Collection entries
━━━━━━━━

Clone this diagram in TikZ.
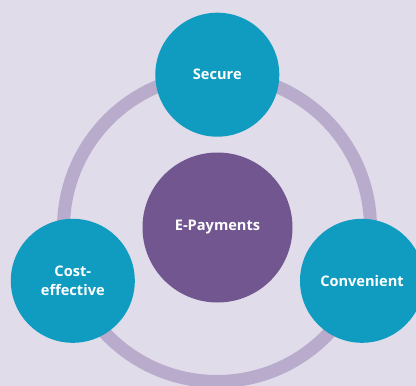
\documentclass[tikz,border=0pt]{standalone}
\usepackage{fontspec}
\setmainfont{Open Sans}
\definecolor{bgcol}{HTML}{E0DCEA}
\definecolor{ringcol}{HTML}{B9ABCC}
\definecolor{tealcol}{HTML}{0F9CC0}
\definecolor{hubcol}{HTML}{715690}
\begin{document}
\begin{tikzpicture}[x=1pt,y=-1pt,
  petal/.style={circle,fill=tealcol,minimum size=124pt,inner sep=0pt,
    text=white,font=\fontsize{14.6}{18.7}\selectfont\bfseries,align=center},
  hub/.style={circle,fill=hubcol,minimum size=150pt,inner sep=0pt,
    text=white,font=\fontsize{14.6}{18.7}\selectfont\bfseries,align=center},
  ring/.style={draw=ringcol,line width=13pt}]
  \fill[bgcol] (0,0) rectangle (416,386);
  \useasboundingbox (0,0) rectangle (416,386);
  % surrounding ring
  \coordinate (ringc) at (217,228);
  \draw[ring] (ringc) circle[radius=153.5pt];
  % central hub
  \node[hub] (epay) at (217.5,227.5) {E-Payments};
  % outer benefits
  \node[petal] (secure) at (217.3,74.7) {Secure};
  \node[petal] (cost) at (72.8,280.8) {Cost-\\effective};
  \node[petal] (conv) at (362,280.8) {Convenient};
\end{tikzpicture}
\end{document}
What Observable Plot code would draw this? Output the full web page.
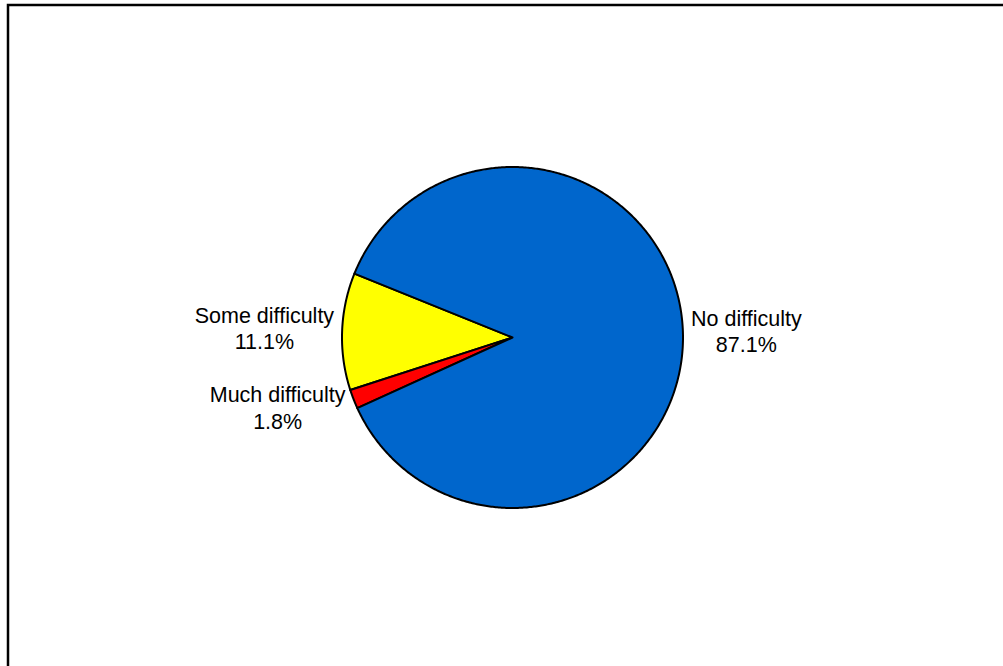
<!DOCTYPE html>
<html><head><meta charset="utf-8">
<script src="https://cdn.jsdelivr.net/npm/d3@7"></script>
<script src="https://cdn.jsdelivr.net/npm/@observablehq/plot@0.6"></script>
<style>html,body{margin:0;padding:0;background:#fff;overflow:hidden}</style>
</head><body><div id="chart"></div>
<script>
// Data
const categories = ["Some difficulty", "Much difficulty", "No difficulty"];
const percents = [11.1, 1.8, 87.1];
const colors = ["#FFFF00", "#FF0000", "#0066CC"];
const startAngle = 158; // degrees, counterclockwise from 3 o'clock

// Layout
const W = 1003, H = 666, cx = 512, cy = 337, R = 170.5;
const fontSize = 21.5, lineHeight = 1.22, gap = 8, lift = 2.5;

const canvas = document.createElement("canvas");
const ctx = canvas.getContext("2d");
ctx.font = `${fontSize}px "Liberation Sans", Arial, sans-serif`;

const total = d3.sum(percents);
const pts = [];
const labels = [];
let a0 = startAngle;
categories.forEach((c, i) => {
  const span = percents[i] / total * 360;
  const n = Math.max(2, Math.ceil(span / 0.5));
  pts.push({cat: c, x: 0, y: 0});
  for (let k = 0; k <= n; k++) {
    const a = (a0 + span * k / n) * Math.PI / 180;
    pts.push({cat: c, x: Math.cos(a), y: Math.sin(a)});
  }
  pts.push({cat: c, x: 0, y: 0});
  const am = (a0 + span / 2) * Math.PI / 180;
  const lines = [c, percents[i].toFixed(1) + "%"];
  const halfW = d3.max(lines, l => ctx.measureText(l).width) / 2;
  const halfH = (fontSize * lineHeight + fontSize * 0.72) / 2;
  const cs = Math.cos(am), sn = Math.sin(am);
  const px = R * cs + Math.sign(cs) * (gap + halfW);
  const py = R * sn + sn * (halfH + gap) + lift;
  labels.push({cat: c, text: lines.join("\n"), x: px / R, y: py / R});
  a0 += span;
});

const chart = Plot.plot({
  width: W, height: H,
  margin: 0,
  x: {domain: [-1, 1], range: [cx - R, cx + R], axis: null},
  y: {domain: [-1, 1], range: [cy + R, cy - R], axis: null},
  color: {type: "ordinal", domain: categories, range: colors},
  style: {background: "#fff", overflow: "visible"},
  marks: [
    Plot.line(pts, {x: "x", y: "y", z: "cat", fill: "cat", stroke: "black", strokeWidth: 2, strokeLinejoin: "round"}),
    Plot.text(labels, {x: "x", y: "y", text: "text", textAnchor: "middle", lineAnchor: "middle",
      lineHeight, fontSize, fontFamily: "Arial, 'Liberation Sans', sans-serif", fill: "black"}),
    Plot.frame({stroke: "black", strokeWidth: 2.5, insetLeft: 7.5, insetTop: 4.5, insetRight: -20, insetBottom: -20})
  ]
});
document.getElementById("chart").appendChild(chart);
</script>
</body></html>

━━━━━━━━

• Aim of the exercise:
Reproduce the records, all of them, word for word; omit the pictures.

• Solution below:
Clone this diagram in TikZ.
\documentclass[tikz,border=0pt]{standalone}
\usepackage{fontspec}
\setmainfont{Open Sans}
\definecolor{bgcol}{HTML}{E0DCEA}
\definecolor{ringcol}{HTML}{B9ABCC}
\definecolor{tealcol}{HTML}{0F9CC0}
\definecolor{hubcol}{HTML}{715690}
\begin{document}
\begin{tikzpicture}[x=1pt,y=-1pt,
  petal/.style={circle,fill=tealcol,minimum size=124pt,inner sep=0pt,
    text=white,font=\fontsize{14.6}{18.7}\selectfont\bfseries,align=center},
  hub/.style={circle,fill=hubcol,minimum size=150pt,inner sep=0pt,
    text=white,font=\fontsize{14.6}{18.7}\selectfont\bfseries,align=center},
  ring/.style={draw=ringcol,line width=13pt}]
  \fill[bgcol] (0,0) rectangle (416,386);
  \useasboundingbox (0,0) rectangle (416,386);
  % surrounding ring
  \coordinate (ringc) at (217,228);
  \draw[ring] (ringc) circle[radius=153.5pt];
  % central hub
  \node[hub] (epay) at (217.5,227.5) {E-Payments};
  % outer benefits
  \node[petal] (secure) at (217.3,74.7) {Secure};
  \node[petal] (cost) at (72.8,280.8) {Cost-\\effective};
  \node[petal] (conv) at (362,280.8) {Convenient};
\end{tikzpicture}
\end{document}
What Observable Plot code would draw this? Output the full web page.
<!DOCTYPE html>
<html><head><meta charset="utf-8">
<script src="https://cdn.jsdelivr.net/npm/d3@7"></script>
<script src="https://cdn.jsdelivr.net/npm/@observablehq/plot@0.6"></script>
<style>html,body{margin:0;padding:0;background:#fff;overflow:hidden}</style>
</head><body><div id="chart"></div>
<script>
// Data
const categories = ["Some difficulty", "Much difficulty", "No difficulty"];
const percents = [11.1, 1.8, 87.1];
const colors = ["#FFFF00", "#FF0000", "#0066CC"];
const startAngle = 158; // degrees, counterclockwise from 3 o'clock

// Layout
const W = 1003, H = 666, cx = 512, cy = 337, R = 170.5;
const fontSize = 21.5, lineHeight = 1.22, gap = 8, lift = 2.5;

const canvas = document.createElement("canvas");
const ctx = canvas.getContext("2d");
ctx.font = `${fontSize}px "Liberation Sans", Arial, sans-serif`;

const total = d3.sum(percents);
const pts = [];
const labels = [];
let a0 = startAngle;
categories.forEach((c, i) => {
  const span = percents[i] / total * 360;
  const n = Math.max(2, Math.ceil(span / 0.5));
  pts.push({cat: c, x: 0, y: 0});
  for (let k = 0; k <= n; k++) {
    const a = (a0 + span * k / n) * Math.PI / 180;
    pts.push({cat: c, x: Math.cos(a), y: Math.sin(a)});
  }
  pts.push({cat: c, x: 0, y: 0});
  const am = (a0 + span / 2) * Math.PI / 180;
  const lines = [c, percents[i].toFixed(1) + "%"];
  const halfW = d3.max(lines, l => ctx.measureText(l).width) / 2;
  const halfH = (fontSize * lineHeight + fontSize * 0.72) / 2;
  const cs = Math.cos(am), sn = Math.sin(am);
  const px = R * cs + Math.sign(cs) * (gap + halfW);
  const py = R * sn + sn * (halfH + gap) + lift;
  labels.push({cat: c, text: lines.join("\n"), x: px / R, y: py / R});
  a0 += span;
});

const chart = Plot.plot({
  width: W, height: H,
  margin: 0,
  x: {domain: [-1, 1], range: [cx - R, cx + R], axis: null},
  y: {domain: [-1, 1], range: [cy + R, cy - R], axis: null},
  color: {type: "ordinal", domain: categories, range: colors},
  style: {background: "#fff", overflow: "visible"},
  marks: [
    Plot.line(pts, {x: "x", y: "y", z: "cat", fill: "cat", stroke: "black", strokeWidth: 2, strokeLinejoin: "round"}),
    Plot.text(labels, {x: "x", y: "y", text: "text", textAnchor: "middle", lineAnchor: "middle",
      lineHeight, fontSize, fontFamily: "Arial, 'Liberation Sans', sans-serif", fill: "black"}),
    Plot.frame({stroke: "black", strokeWidth: 2.5, insetLeft: 7.5, insetTop: 4.5, insetRight: -20, insetBottom: -20})
  ]
});
document.getElementById("chart").appendChild(chart);
</script>
</body></html>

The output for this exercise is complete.